Not since the Blue Jays put Canada on the baseball map with World Series triumphs in 1992 and 1993 has the spotlight been so focused on Major League Baseball's most northern outpost.
Blue Jays wunderkind General Manager Alex Anthopoulos, who was 15 years old the last time Toronto won it all, pulled the city out of the baseball doldrums with a whirlwind offseason that transformed the Blue Jays from American League (AL) East bottom feeders into favorites to reach the World Series.
With Blue Jays owners Rogers Communications ready to ante up, Anthopoulos hit the market like a kid with his dad's credit card, first grabbing All-Star shortstop Jose Reyes and starting pitchers Mark Buehrle and Josh Johnson from the Miami Marlins as part of a 12-player deal.
He then signed drug-tainted hitting machine Melky Cabrera from the San Francisco Giants before landing knuckleball pitcher R.A. Dickey, the reigning National League Cy Young winner, from the New York Mets.
In what was seen as Anthopoulos's most daring move, the young general manager brought back an old hand to guide his team, rehiring John Gibbons, who went 305-305 during his stint as manager of the Toronto from 2004-2008.
"Our team is better, there is no doubt about it," assured Anthopoulos. "I don't know how many wins we are going to have, the playoffs, World Series all that kind of stuff.
"But I do know we are getting better and I'm really excited, this is the best talent we have had since I've been here."
Fans are no less excited as the April 2 home opener sold out in minutes, a buzz that the team hopes can last through the dog days of summer and help carry the team back to the Fall Classic.
When Toronto last celebrated a World Series victory, Canada had two baseball teams, Hank Aaron was Major League Baseball's home run king and the game had yet to be tainted by steroids.
The Montreal Expos, where Anthopoulos began his career as an unpaid intern, have since relocated to Washington to become the Nationals, leaving the Blue Jays to carry the flag alone.
Four members of those championship Toronto teams - Roberto Alomar, Paul Molitor, Rickey Henderson and Dave Winfield - are in the National Baseball Hall of Fame and the long-time radio voice of the Blue Jays, Tom Cheek, has died from brain cancer.
Cheek's immortal call of Joe Carter's dramatic ninth inning title-clinching walk-off home run in Game Six of the 1993 World Series remains an iconic Toronto sporting moment.
"Touch 'em all, Joe!

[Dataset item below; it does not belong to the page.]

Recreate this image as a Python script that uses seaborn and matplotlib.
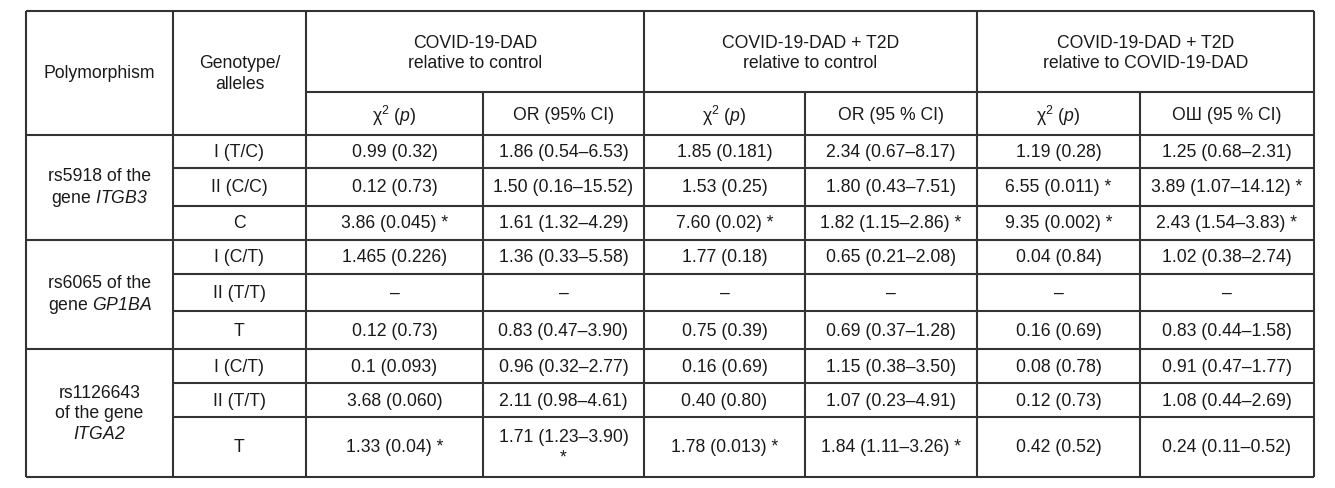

You'll never hit a bigger home run in your life!" Cheek cheered as Carter rounded the bases in what remains the last postseason game in franchise history.
Since those glory days it has been 19 mostly frustrating and unrewarding seasons spent at the bottom of a division dominated by the big-spending New York Yankees and Boston Red Sox.

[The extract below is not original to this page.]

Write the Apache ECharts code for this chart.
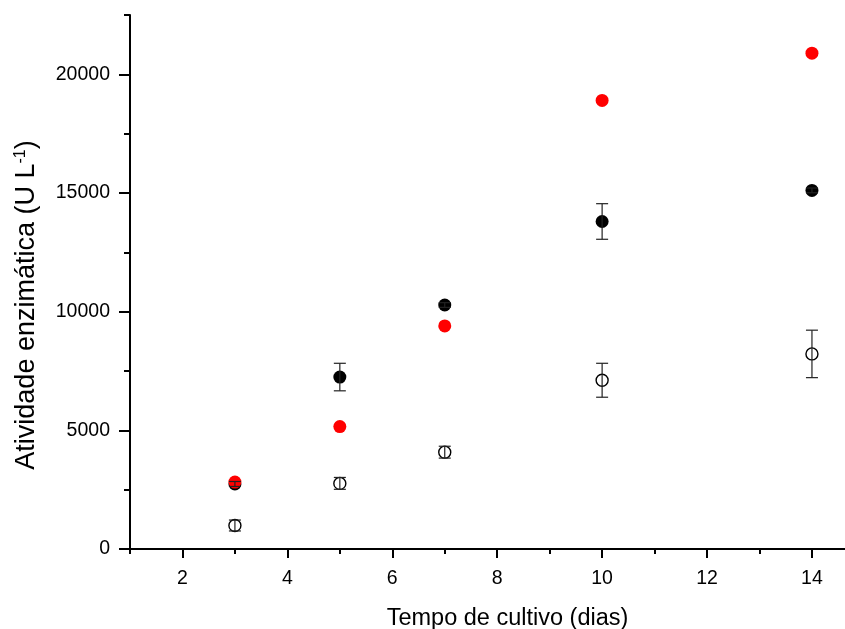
<!DOCTYPE html>
<html>
<head>
<meta charset="utf-8">
<script src="https://cdn.jsdelivr.net/npm/echarts@6/dist/echarts.min.js"></script>
<style>
  html, body { margin: 0; padding: 0; background: #fff; overflow: hidden; }
  #chart { width: 845px; height: 629px; }
</style>
</head>
<body>
<div id="chart"></div>
<script>
// Culture time (days)
const days = [3, 5, 7, 10, 14];

// Enzyme activity (U/L): filled black, filled red, open circles
const blackMean = [2740, 7245, 10280, 13800, 15110];
const blackErr  = [105, 580, 100, 750, 100];
const redMean   = [2820, 5160, 9400, 18900, 20890];
const openMean  = [990, 2765, 4080, 7110, 8220];
const openErr   = [230, 250, 250, 715, 1000];

// Axis ticks
const xMajor = [2, 4, 6, 8, 10, 12, 14];
const xMinor = [1, 3, 5, 7, 9, 11, 13];
const yMajor = [0, 5000, 10000, 15000, 20000];
const yMinor = [2500, 7500, 12500, 17500, 22500];

const FONT = '"Liberation Sans", Arial, sans-serif';

const pts = (ys) => days.map((d, i) => [d, ys[i]]);
const errs = (ys, es) => days.map((d, i) => [d, ys[i] - es[i], ys[i] + es[i]]);

function errorBarItem(params, api) {
  const x = api.value(0);
  const lo = api.coord([x, api.value(1)]);
  const hi = api.coord([x, api.value(2)]);
  const half = 6;
  const style = { stroke: '#222', lineWidth: 1.2, fill: null };
  return {
    type: 'group',
    children: [
      { type: 'line', shape: { x1: lo[0], y1: lo[1], x2: hi[0], y2: hi[1] }, style },
      { type: 'line', shape: { x1: lo[0] - half, y1: lo[1], x2: lo[0] + half, y2: lo[1] }, style },
      { type: 'line', shape: { x1: hi[0] - half, y1: hi[1], x2: hi[0] + half, y2: hi[1] }, style }
    ]
  };
}

const axisLine = { show: true, lineStyle: { color: '#000', width: 2 } };
const plain = (v) => String(v);

const chart = echarts.init(document.getElementById('chart'), null, { renderer: 'canvas' });
chart.setOption({
  animation: false,
  backgroundColor: '#fff',
  grid: { left: 130, right: 0, top: 15, bottom: 80, containLabel: false, outerBoundsMode: 'none' },
  xAxis: [
    {
      type: 'value', min: 1, max: 14.63,
      axisLine,
      splitLine: { show: false },
      axisTick: { show: true, length: 9, customValues: xMajor, lineStyle: { color: '#000', width: 2 } },
      axisLabel: { customValues: xMajor, formatter: plain, fontSize: 19.5, color: '#000', fontFamily: FONT, margin: 20 },
      name: 'Tempo de cultivo (dias)', nameLocation: 'middle', nameGap: 58,
      nameTextStyle: { fontSize: 23.5, color: '#000', fontFamily: FONT, padding: [0, 0, 0, 40] }
    },
    {
      type: 'value', min: 1, max: 14.63, position: 'bottom',
      axisLine: { show: false },
      splitLine: { show: false },
      axisTick: { show: true, length: 5, customValues: xMinor, lineStyle: { color: '#000', width: 2 } },
      axisLabel: { show: false }
    }
  ],
  yAxis: [
    {
      type: 'value', min: 0, max: 22500,
      axisLine,
      splitLine: { show: false },
      axisTick: { show: true, length: 11, customValues: yMajor, lineStyle: { color: '#000', width: 2 } },
      axisLabel: { customValues: yMajor, formatter: plain, fontSize: 19.5, color: '#000', fontFamily: FONT, margin: 20 }
    },
    {
      type: 'value', min: 0, max: 22500, position: 'left',
      axisLine: { show: false },
      splitLine: { show: false },
      axisTick: { show: true, length: 6, customValues: yMinor, lineStyle: { color: '#000', width: 2 } },
      axisLabel: { show: false }
    }
  ],
  graphic: [{
    type: 'text',
    x: 27, y: 305,
    rotation: Math.PI / 2,
    style: {
      text: '{a|Atividade enzimática (U L}{s|-1}{a|)}',
      align: 'center',
      verticalAlign: 'middle',
      rich: {
        a: { fontSize: 27, fontFamily: FONT, fill: '#000', color: '#000' },
        s: { fontSize: 16, fontFamily: FONT, fill: '#000', color: '#000', padding: [0, 0, 13, 0] }
      }
    }
  }],
  series: [
    {
      type: 'scatter', data: pts(openMean), symbol: 'circle', symbolSize: 12, z: 2,
      itemStyle: { color: '#fff', borderColor: '#000', borderWidth: 1.4, opacity: 1 }
    },
    {
      type: 'scatter', data: pts(blackMean), symbol: 'circle', symbolSize: 13, z: 3,
      itemStyle: { color: '#000', opacity: 1 }
    },
    {
      type: 'scatter', data: pts(redMean), symbol: 'circle', symbolSize: 13, z: 4,
      itemStyle: { color: '#ff0000', opacity: 1 }
    },
    {
      type: 'custom', data: errs(openMean, openErr), renderItem: errorBarItem, z: 5,
      encode: { x: 0, y: [1, 2] }
    },
    {
      type: 'custom', data: errs(blackMean, blackErr), renderItem: errorBarItem, z: 5,
      encode: { x: 0, y: [1, 2] }
    }
  ]
});
</script>
</body>
</html>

But this season, 20 years since the Blue Jays' last World Series win, there is reason for optimism in Toronto.
Dickey, who has been handed the opening day assignment, is the ace of revamped starting rotation that features Buehrle, Johnson and holdovers Brandon Morrow and Ricky Romero.
The Blue Jays will also not lack for power at the plate with an arsenal of big bats.
The big gun remains Jose Bautista, who led the AL in home runs in 2010 and 2011 with 54 and 43, respectively, and will try to return to top form after a wrist injury limited the big-swinging Dominican to 92 games and 27 homers last season.
Backing up Bautista are fellow Dominicans Edwin Encarnacion and Cabrera.
Encarnacion crushed a career-high 42 homers and 110 RBI last season while Cabrera is expected to be a productive addition to the batting order but comes to the Blue Jays with considerable baggage coming off a 50-game doping suspension.
Prior to being suspended, Cabrera was hitting .346 for the Giants and would have won the National League batting crown had he not asked to be removed from contention for the honor.